- _What is required_
Transcribe the listing that follows in full, omitting pictures.

- _Given information_
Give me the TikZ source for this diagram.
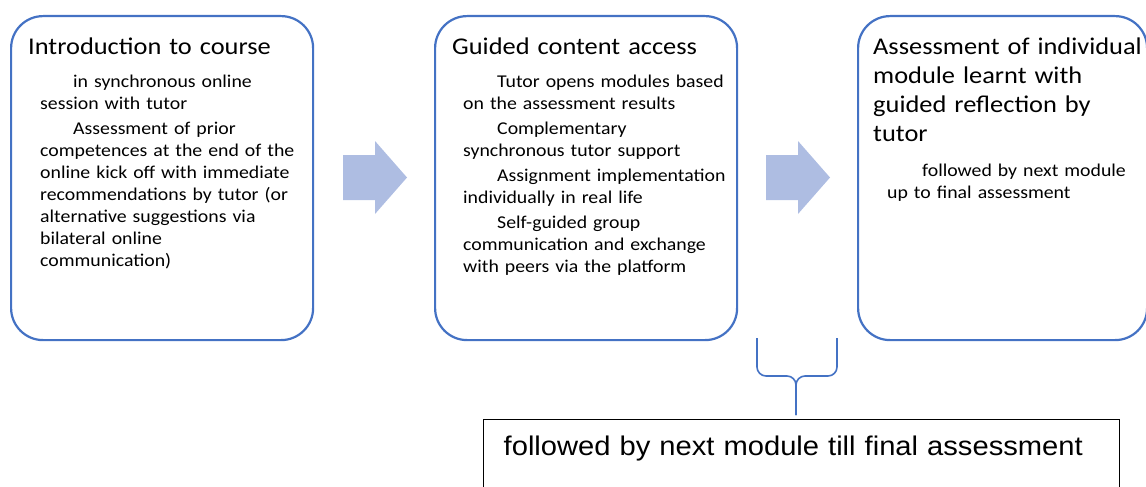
\documentclass[tikz,border=0pt]{standalone}
\usepackage{fontspec}
\setmainfont{Carlito}[FakeStretch=1.1]
\newfontfamily\notefont{Liberation Sans}[FakeStretch=1.08]
\definecolor{boxblue}{RGB}{68,114,196}
\definecolor{arrowblue}{RGB}{174,189,226}

\begin{document}
\begin{tikzpicture}[x=1pt,y=-1pt,
	stage/.style={draw=boxblue,line width=2.2pt,rounded corners=32pt,minimum width=302pt,minimum height=324pt,inner sep=0pt,anchor=north west},
	stagetitle/.style={anchor=base west,inner sep=0pt,text width=300pt,align=left,font=\fontsize{24}{29}\selectfont},
	stagetext/.style={anchor=base west,inner sep=0pt,text width=280pt,align=left,font=\fontsize{18}{22}\selectfont},
	flow/.style={fill=arrowblue},
	curly/.style={draw=boxblue,line width=1.6pt,rounded corners=9pt},
	notebox/.style={draw,line width=1.4pt,anchor=north west,text width=596pt,inner xsep=20pt,inner ysep=16pt,text height=20pt,text depth=60pt,align=left,font=\notefont\fontsize{27}{32}\selectfont}]
	\clip (0,0) rectangle (1146,487);
	% the three stages
	\node[stage] (intro) at (10,15) {};
	\node[stage] (guided) at (434,15) {};
	\node[stage,minimum width=289pt] (assess) at (857,15) {};
	\node[stagetitle] (introtitle) at (28,55) {Introduction to course};
	\node[stagetext] (introtext) at (40,88) {\hspace*{33pt}in synchronous online\\ session with tutor\\[3pt] \hspace*{33pt}Assessment of prior\\ competences at the end of the\\ online kick off with immediate\\ recommendations by tutor (or\\ alternative suggestions via\\ bilateral online\\ communication)};
	\node[stagetitle] (guidedtitle) at (452,55) {Guided content access};
	\node[stagetext] (guidedtext) at (463,88) {\hspace*{34pt}Tutor opens modules based\\ on the assessment results\\[3pt] \hspace*{34pt}Complementary\\ synchronous tutor support\\[3pt] \hspace*{34pt}Assignment implementation\\ individually in real life\\[3pt] \hspace*{34pt}Self-guided group\\ communication and exchange\\ with peers via the platform};
	\node[stagetitle] (assesstitle) at (873,55) {Assessment of individual\\ module learnt with\\ guided reflection by\\ tutor};
	\node[stagetext] (assesstext) at (887,176) {\hspace*{35pt}followed by next module\\ up to final assessment};
	% block arrows between the stages
	\foreach \x in {343,766}
		\fill[flow] (\x,155) -- ++(32,0) -- ++(0,-14) -- ++(32,36.5) -- ++(-32,36.5) -- ++(0,-14) -- ++(-32,0) -- cycle;
	% brace and note
	\node[notebox] (nextstep) at (483,419) {followed by next module till final assessment};
	\coordinate (bracetip) at (796,415);
	\draw[curly] (757,338) -- (757,376) -- (796,376) -- (bracetip);
	\draw[curly] (837,338) -- (837,376) -- (796,376) -- (bracetip);
\end{tikzpicture}
\end{document}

- _Worked solution_
Give me the TikZ source for this diagram.
\documentclass[tikz,border=0pt]{standalone}
\usepackage{fontspec}
\setmainfont{Carlito}[FakeStretch=1.1]
\newfontfamily\notefont{Liberation Sans}[FakeStretch=1.08]
\definecolor{boxblue}{RGB}{68,114,196}
\definecolor{arrowblue}{RGB}{174,189,226}

\begin{document}
\begin{tikzpicture}[x=1pt,y=-1pt,
	stage/.style={draw=boxblue,line width=2.2pt,rounded corners=32pt,minimum width=302pt,minimum height=324pt,inner sep=0pt,anchor=north west},
	stagetitle/.style={anchor=base west,inner sep=0pt,text width=300pt,align=left,font=\fontsize{24}{29}\selectfont},
	stagetext/.style={anchor=base west,inner sep=0pt,text width=280pt,align=left,font=\fontsize{18}{22}\selectfont},
	flow/.style={fill=arrowblue},
	curly/.style={draw=boxblue,line width=1.6pt,rounded corners=9pt},
	notebox/.style={draw,line width=1.4pt,anchor=north west,text width=596pt,inner xsep=20pt,inner ysep=16pt,text height=20pt,text depth=60pt,align=left,font=\notefont\fontsize{27}{32}\selectfont}]
	\clip (0,0) rectangle (1146,487);
	% the three stages
	\node[stage] (intro) at (10,15) {};
	\node[stage] (guided) at (434,15) {};
	\node[stage,minimum width=289pt] (assess) at (857,15) {};
	\node[stagetitle] (introtitle) at (28,55) {Introduction to course};
	\node[stagetext] (introtext) at (40,88) {\hspace*{33pt}in synchronous online\\ session with tutor\\[3pt] \hspace*{33pt}Assessment of prior\\ competences at the end of the\\ online kick off with immediate\\ recommendations by tutor (or\\ alternative suggestions via\\ bilateral online\\ communication)};
	\node[stagetitle] (guidedtitle) at (452,55) {Guided content access};
	\node[stagetext] (guidedtext) at (463,88) {\hspace*{34pt}Tutor opens modules based\\ on the assessment results\\[3pt] \hspace*{34pt}Complementary\\ synchronous tutor support\\[3pt] \hspace*{34pt}Assignment implementation\\ individually in real life\\[3pt] \hspace*{34pt}Self-guided group\\ communication and exchange\\ with peers via the platform};
	\node[stagetitle] (assesstitle) at (873,55) {Assessment of individual\\ module learnt with\\ guided reflection by\\ tutor};
	\node[stagetext] (assesstext) at (887,176) {\hspace*{35pt}followed by next module\\ up to final assessment};
	% block arrows between the stages
	\foreach \x in {343,766}
		\fill[flow] (\x,155) -- ++(32,0) -- ++(0,-14) -- ++(32,36.5) -- ++(-32,36.5) -- ++(0,-14) -- ++(-32,0) -- cycle;
	% brace and note
	\node[notebox] (nextstep) at (483,419) {followed by next module till final assessment};
	\coordinate (bracetip) at (796,415);
	\draw[curly] (757,338) -- (757,376) -- (796,376) -- (bracetip);
	\draw[curly] (837,338) -- (837,376) -- (796,376) -- (bracetip);
\end{tikzpicture}
\end{document}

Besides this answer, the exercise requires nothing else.